Coseg uses a rather crude method of building consensus sequences for each subfamily it finds. This script makes use of the refiner script in the RepeatModeler package to build and refine consensus sequences based on subfamily members assigned by coseg.

Usage:

  1. From the directory where your coseg results can be found run:

     refineConsSeqs.pl -subConsFile mycosegrun.subfamilies.seq
    

    Where "mycosegrun" is the prefix of the coseg run.

extractSubSeqs.pl

A utility script to extract the sequences for a given coseg subfamily.

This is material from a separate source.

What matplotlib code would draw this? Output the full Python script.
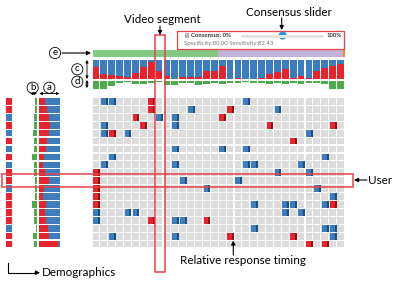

This uses the coseg input sequence file along with the *.assign file to determine which sequences belong to the queried subfamily number.

Usage:

  1. From the directory where your coseg results can be found run:

     extractSubSeqs.pl -subNum # -seqFile mycosegrun.seqs 
                       [-fastaDB <fasta file>] [-flankBases #]
    

    Where "mycosegrun" is the prefix of the coseg run. The optional fastaDB option supports the extraction of the sequence along with flanking regions ( by default 100 bp). The flankBases option allows you to specify the number of bases to include in the flanking region.

Version History

0.2.4:

  • IUB codes in input sequences caused the code to segfault. Coseg will now randomly choose a nucleotide to substitute each time it encounters one in in the input sequence. It will also inform the user when doing so. Thanks to David Ray for reporting this and suggesting the fix.
  • Fixed the svg tag so that the files will directly load in HTML5 web browsers.
  • Calculation of divergence has been improved. We now use kimura substition distance with CpG site accounting modifications instead of the mixed substition and indel calculation.
  • Produce a warning if emutfrac is not within expected range, rather than crashing.

0.2.3:

  • Update to Makefile to support newer toolchains

0.2.2:

  • Create a *.svg graph file without the need to download/use GraphViz. The layout is handled by an adaptation of algorithm developed by Atze van der Ploeg. The SVG file produced supports various labeling options and subfamily details displayed when a node is hovered over.
  • Changed the default colormap for the graph output. Now warm colors denote more diverged subfamilies in the tree while cooler colors represent younger subfamilies. To restore the original color scheme use the new "-o" flag to coseg.
  • Added parameter to control the minimum distance between diagnostic sites. Now the user can override the historic value of 10 using the -u flag.
  • Improved error reporting when there is a mismatch between an individual sequence length and the consensus length in the input files.
  • Fixed a bug that caused coseg to segfault.
  • Added experimental script refineConsSeqs.pl. This script uses the RepeatModeler application to build and refine the consensus sequences for each subfamily.

0.2.1:

  • Improved code documentation
  • Single mutation significance cutoff ( SIGMATHRESH ) was pre-calculated for Alkes Alu analysis and hardcoded. This version calculates the correct sigma cutoff using the length of the input sequence.
  • Fixed bug with implementation of Siegel's pValue calculation which caused a segfault -- found by Neal Platt.
  • Switched default pvalue method to Andy Siegel's method and provided a new "-k" switch to use Alkes Price's method.
  • Fixed bug where the program was exiting when calculations fell below the precision of the machine ( epsilon ). Message given was "Below epsilon..." and the runcoseg.pl script moved on even though coseg failed.